*Names and locations changed for safety.
I grew up Muslim, but I was not following the practices of Islam. I admired the principles of Christianity. I knew Ken and he was a believer. He talked to me about Jesus and Christianity. He said if I believed, then we would decide whether to marry or not. Because I already admired Christian principles, I was okay to accept this faith. So I came to the Lord and believed and prayed with Ken. My faith was in my heart and I didn’t share it with others because I knew they wouldn’t accept this.
After about one year, Ken asked my father for my hand in marriage and we were engaged. My uncles, who are Muslim, rejected the engagement and they gave my father a hard time and spoke harsh words to him for allowing me to marry a Christian. They would say, “Don’t you have any pride? Aren’t you ashamed? You are Muslim!” This brought me much pain, but my father loved me so much that he was willing to allow me to marry whomever I chose.
My faith was new and I loved Ken so much that I sacrificed everything for him. Our wedding was in secret. I said, “After we are married, I will declare my faith in the Lord.” And I did. I faced a lot of persecution like I never had before and I turned back on my faith. I told Ken he could keep going, but I could not; everyone was against me.
I had lied to God. I said I wanted to follow Him but then I turned back. More persecution came and I went further and further from God. Until I realized that God was not leaving me. I had given Him a promise and I was not keeping it. But the Lord was not giving up on me.
There was more and more pressure. Ken was so strong even with much persecution from his family and he gave me a good example. I became stronger, but I wanted to keep my faith in my heart because if I would announce I was following Jesus it would bring trouble in our community.
During this time, the Lord showed me many miracles; but I wanted to deny them because the persecution was so hard. I believed but had doubts and kept telling myself that Christianity was the wrong way. My uncle and his wife had been married 10 years without children. I told Ken to bring the other believers in our city and have them pray for her. After one month, she was pregnant. And my faith was strengthened.
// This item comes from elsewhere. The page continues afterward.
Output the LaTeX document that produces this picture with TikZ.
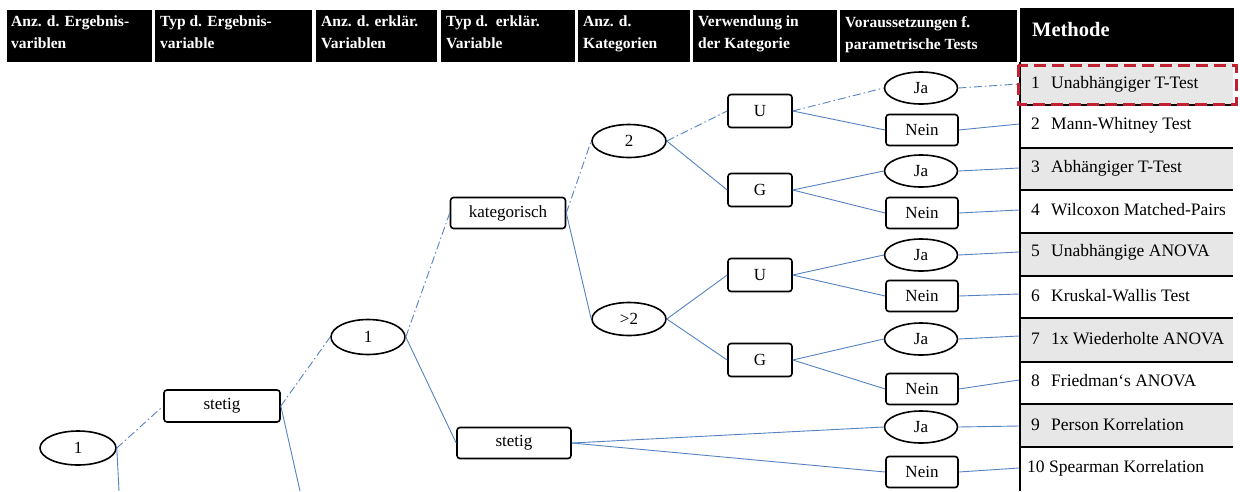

Then Ken’s brothers persecuted him. They took all of the inheritance from their father (money that we should have had to live on) and even took Ken’s own shop from him. One of his brothers called Ken to meet with him and when he did, he cornered Ken in a room, locked the door and began stabbing him with a knife. Somehow Ken got away and ran to my father’s house. Ken called me in the middle of the night to come to him. When I got there, I saw him with his clothes torn and he was stabbed and bloody. The next day, his mother came and told him he deserved to be killed by his brother’s hand because he had converted. And my faith was weakened.
There was a series of miracles and persecution. I felt like I would take one step forward in my faith and then persecution would come and I would take three steps backward.
Ken became broken and hopeless after his brother attacked him. We sold everything and he moved to find work. I stayed in our country alone. I would attend Christian meetings in secret. My brothers were always telling me I was not a good person and my morality was bad because I would spend time with Christian people. I told him Christianity was better. He wouldn’t speak to me. My sister wouldn’t play with my young son because he was the son of a Christian. She would say harsh things to me and kick me out of the house. My parents were good to me through all of this and they would tell my siblings to be quiet. But I didn’t tell Ken what was happening because I didn’t want him to be more burdened because of my persecution.
The persecution was too much for me and, since I was in one country and Ken was in another, I told him, “I don’t want this anymore. I’m tired. I don’t want this pressure. I don’t want to believe in God anymore. Why is all this persecution and hardship happening if this is the right path?” But Ken never let go of me and he kept encouraging me with the Scriptures.
Then one night before I slept, I said, “If you are God…if you are the right path…show me.” I had a dream and in my dream I was shouting, “Lord Jesus! Lord Jesus!” When I awoke, I had a faith in me again to call on Jesus’ name.
Since that dream, the Lord has really been working in my heart. I began taking steps forward in faith. I moved and was reunited with Ken and our life began moving forward. There are still hardships and weaknesses, but God has done a great work. God is using us to bless others and I am continually blessed by my husband.